▸ **SUPPLIED MATERIAL**:

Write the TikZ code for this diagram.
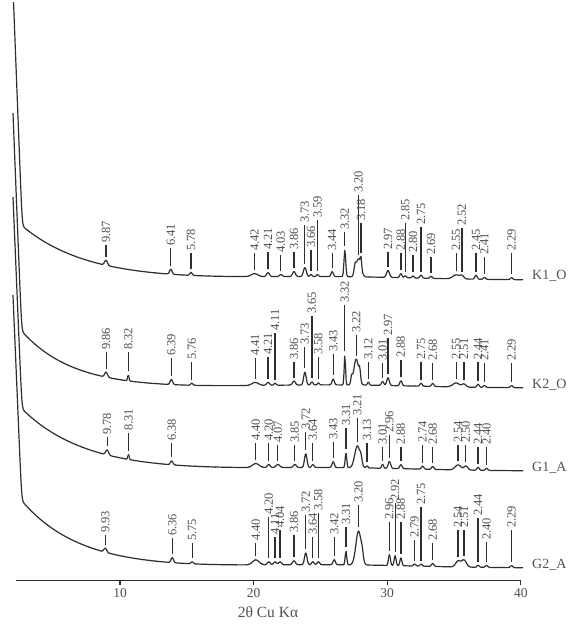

==

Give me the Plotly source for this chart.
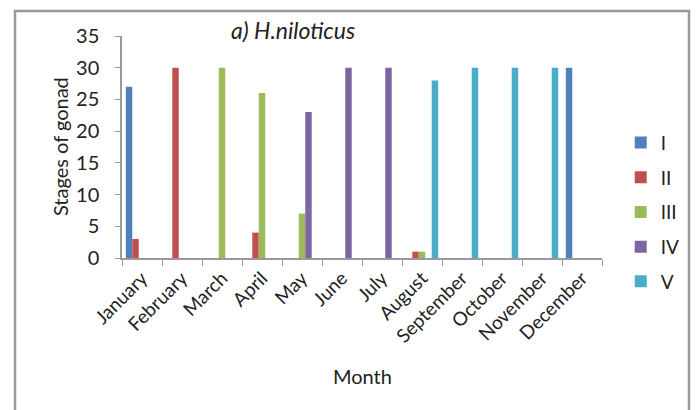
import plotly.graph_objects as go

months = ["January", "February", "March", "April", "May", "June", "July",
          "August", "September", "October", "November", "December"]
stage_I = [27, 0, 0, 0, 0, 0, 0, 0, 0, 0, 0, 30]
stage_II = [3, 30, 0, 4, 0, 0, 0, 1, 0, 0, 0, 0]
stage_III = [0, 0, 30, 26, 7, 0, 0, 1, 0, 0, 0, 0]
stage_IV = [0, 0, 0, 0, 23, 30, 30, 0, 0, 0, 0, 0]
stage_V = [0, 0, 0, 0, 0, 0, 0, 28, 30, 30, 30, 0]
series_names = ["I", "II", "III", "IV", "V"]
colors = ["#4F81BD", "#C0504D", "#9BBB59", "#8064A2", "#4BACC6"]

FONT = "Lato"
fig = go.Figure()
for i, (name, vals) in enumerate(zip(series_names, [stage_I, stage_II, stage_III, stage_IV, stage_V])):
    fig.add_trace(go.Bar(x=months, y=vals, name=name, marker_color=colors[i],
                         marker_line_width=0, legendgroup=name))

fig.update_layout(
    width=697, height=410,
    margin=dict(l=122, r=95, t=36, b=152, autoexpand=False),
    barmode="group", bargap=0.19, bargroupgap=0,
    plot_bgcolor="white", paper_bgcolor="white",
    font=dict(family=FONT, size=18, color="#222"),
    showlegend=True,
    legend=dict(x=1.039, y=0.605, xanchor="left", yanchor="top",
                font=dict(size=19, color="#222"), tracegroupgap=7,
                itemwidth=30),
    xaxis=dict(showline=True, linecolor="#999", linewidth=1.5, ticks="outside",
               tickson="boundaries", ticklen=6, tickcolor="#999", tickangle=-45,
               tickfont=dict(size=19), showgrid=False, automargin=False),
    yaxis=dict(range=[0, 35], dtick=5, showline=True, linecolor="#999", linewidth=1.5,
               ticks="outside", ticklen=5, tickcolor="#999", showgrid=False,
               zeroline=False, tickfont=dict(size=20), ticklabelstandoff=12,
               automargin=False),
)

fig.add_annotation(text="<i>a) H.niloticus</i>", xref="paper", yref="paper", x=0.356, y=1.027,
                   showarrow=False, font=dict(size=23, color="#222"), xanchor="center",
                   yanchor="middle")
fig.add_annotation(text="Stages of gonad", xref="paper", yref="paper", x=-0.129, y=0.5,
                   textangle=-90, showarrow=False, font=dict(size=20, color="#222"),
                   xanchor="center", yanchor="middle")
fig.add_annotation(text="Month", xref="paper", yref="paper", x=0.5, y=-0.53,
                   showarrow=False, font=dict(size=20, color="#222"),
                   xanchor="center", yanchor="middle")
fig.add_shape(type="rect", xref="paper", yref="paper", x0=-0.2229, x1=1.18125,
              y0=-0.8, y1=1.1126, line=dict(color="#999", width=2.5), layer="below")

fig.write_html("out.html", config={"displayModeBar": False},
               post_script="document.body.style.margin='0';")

--

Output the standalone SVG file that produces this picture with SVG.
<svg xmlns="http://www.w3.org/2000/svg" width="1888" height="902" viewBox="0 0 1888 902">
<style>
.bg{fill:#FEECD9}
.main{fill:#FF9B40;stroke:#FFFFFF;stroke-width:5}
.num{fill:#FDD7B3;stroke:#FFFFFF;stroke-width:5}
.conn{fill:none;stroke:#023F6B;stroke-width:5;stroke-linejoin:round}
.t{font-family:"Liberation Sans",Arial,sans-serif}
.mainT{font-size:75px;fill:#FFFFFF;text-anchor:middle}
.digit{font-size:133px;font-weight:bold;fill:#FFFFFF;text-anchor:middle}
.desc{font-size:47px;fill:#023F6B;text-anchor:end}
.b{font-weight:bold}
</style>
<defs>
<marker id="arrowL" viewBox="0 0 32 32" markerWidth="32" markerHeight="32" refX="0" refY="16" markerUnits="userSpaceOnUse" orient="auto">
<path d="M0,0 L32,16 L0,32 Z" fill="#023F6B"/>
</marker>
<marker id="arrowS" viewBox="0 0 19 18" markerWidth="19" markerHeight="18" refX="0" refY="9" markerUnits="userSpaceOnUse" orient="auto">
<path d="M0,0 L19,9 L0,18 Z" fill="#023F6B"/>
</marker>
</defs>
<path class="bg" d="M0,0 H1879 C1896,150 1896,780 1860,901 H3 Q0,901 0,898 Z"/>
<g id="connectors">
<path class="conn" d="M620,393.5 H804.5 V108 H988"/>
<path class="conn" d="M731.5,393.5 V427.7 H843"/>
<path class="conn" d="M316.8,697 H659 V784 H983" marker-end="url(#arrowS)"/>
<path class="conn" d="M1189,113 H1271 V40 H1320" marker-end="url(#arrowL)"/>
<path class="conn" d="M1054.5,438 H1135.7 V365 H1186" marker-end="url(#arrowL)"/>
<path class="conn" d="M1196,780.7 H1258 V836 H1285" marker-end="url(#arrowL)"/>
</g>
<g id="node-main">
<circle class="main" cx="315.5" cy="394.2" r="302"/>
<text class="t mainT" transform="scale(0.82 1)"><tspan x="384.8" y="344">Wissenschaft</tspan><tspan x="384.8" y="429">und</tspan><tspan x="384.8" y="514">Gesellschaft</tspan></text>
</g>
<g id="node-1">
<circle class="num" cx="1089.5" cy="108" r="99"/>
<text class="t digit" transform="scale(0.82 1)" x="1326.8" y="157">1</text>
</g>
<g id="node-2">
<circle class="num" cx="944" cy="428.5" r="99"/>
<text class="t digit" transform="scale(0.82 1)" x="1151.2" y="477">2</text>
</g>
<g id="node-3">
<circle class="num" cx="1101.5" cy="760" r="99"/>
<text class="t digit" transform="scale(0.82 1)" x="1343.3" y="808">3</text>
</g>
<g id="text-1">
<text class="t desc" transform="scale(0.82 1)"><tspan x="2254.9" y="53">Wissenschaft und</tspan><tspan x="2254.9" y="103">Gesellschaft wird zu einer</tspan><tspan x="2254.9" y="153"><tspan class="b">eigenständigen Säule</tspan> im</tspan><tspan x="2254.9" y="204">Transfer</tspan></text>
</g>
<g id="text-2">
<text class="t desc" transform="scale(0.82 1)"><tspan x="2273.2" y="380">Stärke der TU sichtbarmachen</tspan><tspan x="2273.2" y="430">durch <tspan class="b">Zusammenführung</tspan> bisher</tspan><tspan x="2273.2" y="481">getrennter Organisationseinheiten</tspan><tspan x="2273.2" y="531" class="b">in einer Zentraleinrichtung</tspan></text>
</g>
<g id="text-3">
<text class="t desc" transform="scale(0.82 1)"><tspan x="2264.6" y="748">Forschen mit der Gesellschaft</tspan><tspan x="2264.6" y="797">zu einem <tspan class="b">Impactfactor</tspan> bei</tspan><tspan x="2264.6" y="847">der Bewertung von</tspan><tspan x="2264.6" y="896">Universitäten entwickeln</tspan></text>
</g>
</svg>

▸ **GIVEN PROBLEM**: From the records above, extract the lines from the one holding "Give me the Plotly source for this chart." through the one holding "marker_line_width=0, legendgroup=name))", word for word; omit the pictures.

▸ **RESPONSE TO THIS EXERCISE**:
Give me the Plotly source for this chart.
import plotly.graph_objects as go

months = ["January", "February", "March", "April", "May", "June", "July",
          "August", "September", "October", "November", "December"]
stage_I = [27, 0, 0, 0, 0, 0, 0, 0, 0, 0, 0, 30]
stage_II = [3, 30, 0, 4, 0, 0, 0, 1, 0, 0, 0, 0]
stage_III = [0, 0, 30, 26, 7, 0, 0, 1, 0, 0, 0, 0]
stage_IV = [0, 0, 0, 0, 23, 30, 30, 0, 0, 0, 0, 0]
stage_V = [0, 0, 0, 0, 0, 0, 0, 28, 30, 30, 30, 0]
series_names = ["I", "II", "III", "IV", "V"]
colors = ["#4F81BD", "#C0504D", "#9BBB59", "#8064A2", "#4BACC6"]

FONT = "Lato"
fig = go.Figure()
for i, (name, vals) in enumerate(zip(series_names, [stage_I, stage_II, stage_III, stage_IV, stage_V])):
    fig.add_trace(go.Bar(x=months, y=vals, name=name, marker_color=colors[i],
                         marker_line_width=0, legendgroup=name))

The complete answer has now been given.